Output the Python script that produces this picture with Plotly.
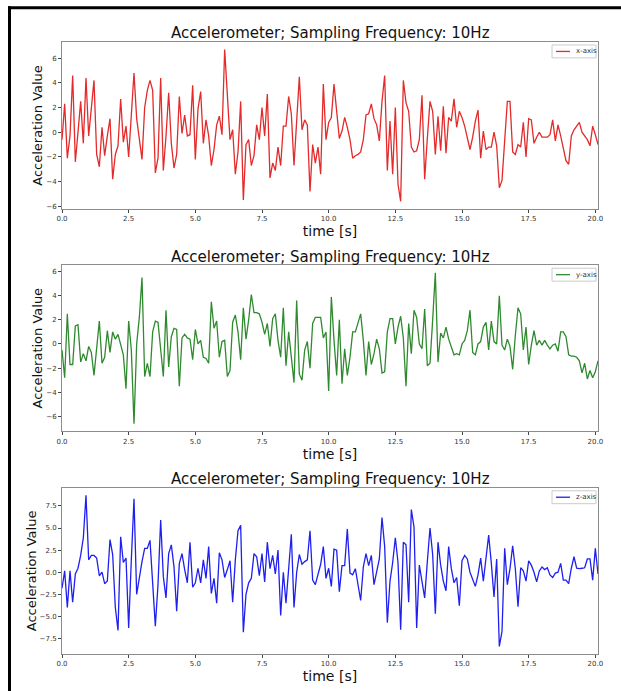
import plotly.graph_objects as go

# ---------------- data ----------------
acc_x = [
    -0.6, 2.3, -2.1, -0.3, 4.6, -2.4, 0.0, 2.5, -0.9, 4.4,
    -0.3, 1.7, 4.2, -1.8, -2.8, 0.4, -1.9, -0.3, 1.1, -3.8,
    -1.8, -1.1, 2.7, -0.8, 0.5, -2.0, 1.7, 4.8, 1.1, -0.6,
    -2.2, 2.0, 3.4, 4.2, 3.4, -3.3, -2.1, 4.4, -3.1, -0.3,
    3.2, -0.9, -2.9, -1.8, 2.9, -0.1, 1.4, -0.3, -0.2, 3.8,
    -2.2, 1.9, 3.3, -0.9, 1.0, -0.3, -2.7, -1.4, 0.6, 1.3,
    -0.2, 6.7, 3.1, -0.6, 0.2, -3.4, -1.6, 2.5, -5.5, -1.0,
    -0.6, -2.7, -1.9, 0.6, -0.6, 2.0, -0.3, 3.1, -3.7, -2.5,
    -3.1, -1.2, -2.7, 0.5, 0.5, 2.9, 1.5, -2.7, 0.9, 4.5,
    0.2, 1.0, 0.6, -4.8, -1.0, -2.5, -1.2, -3.4, 3.9, -0.6,
    0.8, 1.2, 3.9, 1.7, -0.5, 0.1, 1.2, 0.4, -0.6, -2.1,
    -1.9, -1.8, -1.6, -0.6, 1.4, 1.5, 2.3, 1.1, 0.6, -0.7,
    2.5, 4.6, -3.1, 0.9, -3.4, 2.0, -4.2, -5.6, 4.2, 2.4,
    1.7, -1.2, -1.6, -1.5, -0.6, 3.0, -3.8, -0.5, 2.5, 1.7,
    -1.8, 1.3, -1.5, 2.1, -1.7, 1.2, 0.9, 2.7, 0.4, 1.7,
    1.2, 0.5, -0.4, -1.4, -0.4, 0.9, 1.8, -2.1, 0.1, -1.4,
    -1.2, -1.2, 0.0, -1.1, -4.5, -3.9, -0.7, 2.5, 2.5, -1.6,
    -1.8, -1.0, -1.2, 0.8, -2.0, 1.1, 1.0, -0.9, -0.4, 0.0,
    -0.4, -0.4, -0.4, -0.2, 1.0, -0.7, 0.6, -0.3, -1.2, -2.3,
    -2.6, -0.3, 0.2, 0.5, 0.8, 0.0, -0.3, -0.6, -1.1, 0.5,
    -0.2, -1.0,
]

acc_y = [
    -0.5, -2.8, 2.5, -1.7, -1.7, 1.5, 1.6, -1.5, -0.8, -1.4,
    -0.2, -0.7, -2.6, -0.5, 1.9, -1.6, -1.1, 1.1, -0.7, 1.0,
    0.4, 0.8, -0.1, -0.9, -3.7, 1.9, -0.5, -6.6, 0.0, 2.2,
    5.5, -2.7, -1.6, -2.7, 1.0, 1.9, 1.8, -0.2, -2.7, 2.8,
    -1.9, 0.6, 1.3, 1.2, -3.5, 0.5, 0.8, 0.5, 0.4, -1.3,
    1.2, 0.0, 0.3, -1.1, -1.2, -1.6, 3.5, 1.3, 1.9, -1.1,
    0.2, 0.3, -2.7, -2.2, 1.8, 2.4, 1.0, -1.3, 3.0, 0.4,
    2.0, 4.1, 2.6, 2.6, 2.5, 1.8, 0.8, 1.7, -0.2, 2.1,
    2.5, 0.3, -1.1, 3.0, -1.8, 1.0, -1.4, -3.2, 3.6, -2.5,
    -3.0, -0.5, 0.2, -2.0, 1.7, 2.2, 2.2, 2.2, 0.5, 1.0,
    -3.9, 3.9, 0.3, -2.6, 2.0, -3.3, -0.4, -2.6, -1.1, 1.0,
    1.0, 1.7, 2.5, 0.3, -2.6, 0.2, -1.7, -0.8, 0.4, -0.4,
    -2.4, -2.3, 1.0, 2.1, 2.1, 0.0, 1.4, 2.3, 0.5, -3.5,
    1.7, -0.8, 2.8, 2.2, 0.0, -0.4, 2.9, -1.8, -1.6, 2.0,
    5.9, -1.5, 0.9, 0.5, 1.4, 0.4, -0.2, -0.9, -0.8, -0.9,
    0.0, 0.3, 1.1, 2.8, -0.7, -0.9, 0.0, 0.2, 1.4, 1.8,
    -0.5, 1.9, 0.2, 0.0, 4.0, -0.1, -0.5, 0.4, -0.2, -2.1,
    0.7, 3.0, 2.5, -0.5, 1.4, -1.7, -0.1, 1.1, -0.1, 0.3,
    -0.1, 0.3, -0.1, -0.4, -0.1, 0.0, -0.6, 1.0, 1.0, 0.6,
    -0.9, -1.0, -1.0, -1.1, -1.4, -2.4, -1.6, -2.9, -2.2, -2.8,
    -2.3, -1.4,
]

acc_z = [
    -1.8, 0.15, -4.0, 0.15, -3.4, -0.2, 0.45, 1.9, 3.9, 8.7,
    1.4, 1.9, 1.9, 1.6, -0.4, 0.0, -1.3, -1.0, 3.7, 2.0,
    -4.0, -6.6, 4.0, 1.1, 1.6, -6.3, 1.4, 8.3, -2.5, -0.5,
    1.2, 2.7, 2.7, 3.6, -1.4, -6.1, -1.4, 5.9, -0.5, -2.9,
    2.1, 3.1, 0.6, -4.4, 1.0, 2.1, 0.3, -1.2, 3.4, -1.7,
    -1.2, 0.45, -1.2, 1.4, -0.7, 2.9, -2.4, -0.7, -3.5, 2.2,
    1.4, -0.6, 0.3, 1.3, -3.4, 1.4, 4.7, 5.3, -6.8, -2.5,
    -1.2, -0.7, 2.1, 1.75, -0.4, 2.1, -1.1, 3.4, 0.4, 1.9,
    -0.2, 2.5, -4.9, 0.0, -3.5, 0.9, 4.3, -4.0, 0.0, 2.0,
    0.9, 1.2, 1.4, 4.7, -0.9, -1.4, -0.3, 0.9, 2.9, -0.7,
    0.45, -1.6, 2.6, 2.5, -2.2, 0.75, 0.75, 4.9, -0.1, -0.3,
    0.4, -1.2, -3.2, 0.6, 2.1, 0.75, 1.9, -1.4, 0.0, 1.5,
    6.2, 2.9, -5.7, -1.0, 1.1, 3.9, 1.1, -6.5, 3.4, 3.1,
    -3.4, 7.1, 5.1, -6.3, 0.8, -0.9, -2.9, 1.2, 5.0, 2.0,
    -4.7, 3.4, 0.8, -1.0, -2.1, 2.9, 0.4, -1.2, -0.6, -3.8,
    1.3, 1.9, 1.5, 0.0, -0.9, -1.6, -0.3, 1.6, -1.0, 1.6,
    4.2, 1.0, -2.8, 1.5, -8.4, -6.7, 2.7, -1.4, 0.4, 3.0,
    0.4, -3.9, 0.5, 0.15, -1.0, 1.3, 0.8, 0.0, -1.1, 0.15,
    0.6, 0.3, 0.5, -0.3, -0.6, -0.1, 0.0, 1.0, -0.9, -0.9,
    -1.3, 0.45, 1.75, 0.45, 0.4, 0.45, 0.5, 1.5, 1.5, -0.9,
    2.7, -0.2,
]

# sample times at 10 Hz
time_s = [round(i * 0.1, 1) for i in range(len(acc_x))]

x_tick_vals = [0, 2.5, 5, 7.5, 10, 12.5, 15, 17.5, 20]
x_tick_text = ["0.0", "2.5", "5.0", "7.5", "10.0", "12.5", "15.0", "17.5", "20.0"]
y_tick_vals_xy = [-6, -4, -2, 0, 2, 4, 6]
y_tick_text_xy = ["\u22126", "\u22124", "\u22122", "0", "2", "4", "6"]
y_tick_vals_z = [-7.5, -5, -2.5, 0, 2.5, 5, 7.5]
y_tick_text_z = ["\u22127.5", "\u22125.0", "\u22122.5", "0.0", "2.5", "5.0", "7.5"]

series_names = ["x-axis", "y-axis", "z-axis"]
series_values = [acc_x, acc_y, acc_z]
series_colors = ["#e42a2a", "#2f8a2f", "#1f1ff0"]
title_text = "Accelerometer; Sampling Frequency: 10Hz"

# ---------------- layout geometry ----------------
W, H = 621, 691
ML, MR, MT, MB = 62, 23, 42, 33
PH = H - MT - MB
PW = W - ML - MR


def py(Y):
    return (H - MB - Y) / PH


def px(X):
    return (X - ML) / PW


axis_top = [42, 266.7, 490.7]
axis_bot = [210, 433.7, 658]
domains = [[py(axis_bot[i]), min(1.0, py(axis_top[i]))] for i in range(3)]
title_y = [33, 258, 482]
font_family = "DejaVu Sans, Verdana, sans-serif"

fig = go.Figure()
layout = dict(
    width=W, height=H,
    margin=dict(l=ML, r=MR, t=MT, b=MB, pad=0),
    paper_bgcolor="white", plot_bgcolor="white",
    font=dict(family=font_family, color="#222"),
    showlegend=False,
    annotations=[], shapes=[],
)

for i in range(3):
    n = i + 1
    sfx = "" if n == 1 else str(n)
    vals = series_values[i]
    lo, hi = min(vals), max(vals)
    pad = 0.05 * (hi - lo)
    fig.add_trace(go.Scatter(
        x=time_s, y=vals, mode="lines", name=series_names[i],
        line=dict(color=series_colors[i], width=1.3),
        xaxis="x" + sfx, yaxis="y" + sfx,
    ))
    if i < 2:
        tv, tt = y_tick_vals_xy, y_tick_text_xy
    else:
        tv, tt = y_tick_vals_z, y_tick_text_z
    layout["xaxis" + sfx] = dict(
        domain=[0, 1], anchor="y" + sfx, range=[time_s[0], time_s[-1]],
        tickvals=x_tick_vals, ticktext=x_tick_text,
        ticks="outside", ticklen=3, tickwidth=1, tickcolor="#444",
        tickfont=dict(size=7, color="#333"),
        showline=True, linecolor="#8c8c8c", linewidth=1, mirror=True,
        showgrid=False, zeroline=False,
        title=dict(text="time [s]", font=dict(size=14, color="#111"), standoff=1),
    )
    layout["yaxis" + sfx] = dict(
        domain=domains[i], anchor="x" + sfx, range=[lo - pad, hi + pad],
        tickvals=tv, ticktext=tt,
        ticks="outside", ticklen=3, tickwidth=1, tickcolor="#444",
        tickfont=dict(size=7, color="#333"),
        showline=True, linecolor="#8c8c8c", linewidth=1, mirror=True,
        showgrid=False, zeroline=False,
        title=dict(text="Acceleration Value", font=dict(size=13, color="#111"), standoff=0),
    )
    layout["annotations"].append(dict(
        text=title_text, x=0.5, y=py(title_y[i]), xref="paper", yref="paper",
        xanchor="center", yanchor="middle", showarrow=False,
        font=dict(size=15, color="#111"),
    ))
    # legend drawn as a small box in the upper right corner (matplotlib style)
    top = axis_top[i] + 3
    layout["shapes"].append(dict(
        type="rect", xref="paper", yref="paper",
        x0=px(552), x1=px(596), y0=py(top + 13), y1=py(top),
        line=dict(color="#cccccc", width=1), fillcolor="white", layer="above"))
    layout["shapes"].append(dict(
        type="line", xref="paper", yref="paper",
        x0=px(556), x1=px(570), y0=py(top + 6.5), y1=py(top + 6.5),
        line=dict(color=series_colors[i], width=1.3), layer="above"))
    layout["annotations"].append(dict(
        text=series_names[i], x=px(574), y=py(top + 6.5), xref="paper", yref="paper",
        xanchor="left", yanchor="middle", showarrow=False,
        font=dict(size=7, color="#333"),
    ))

# black frame (top and left edges visible in the reference)
layout["shapes"].append(dict(type="rect", xref="paper", yref="paper",
                             x0=px(8), x1=px(11), y0=py(H + 5), y1=py(6),
                             fillcolor="black", line=dict(width=0), layer="above"))
layout["shapes"].append(dict(type="rect", xref="paper", yref="paper",
                             x0=px(8), x1=px(W + 5), y0=py(9), y1=py(6),
                             fillcolor="black", line=dict(width=0), layer="above"))

fig.update_layout(**layout)
fig.write_html("out.html")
#####
→ WHAT IS EXPECTED
Every line from the top of the material above through the line with "import plotly.graph_objects as go" should be duplicated exactly, please; leave out the pictures.

→ ANSWER TO THIS EXERCISE
Output the Python script that produces this picture with Plotly.
import plotly.graph_objects as go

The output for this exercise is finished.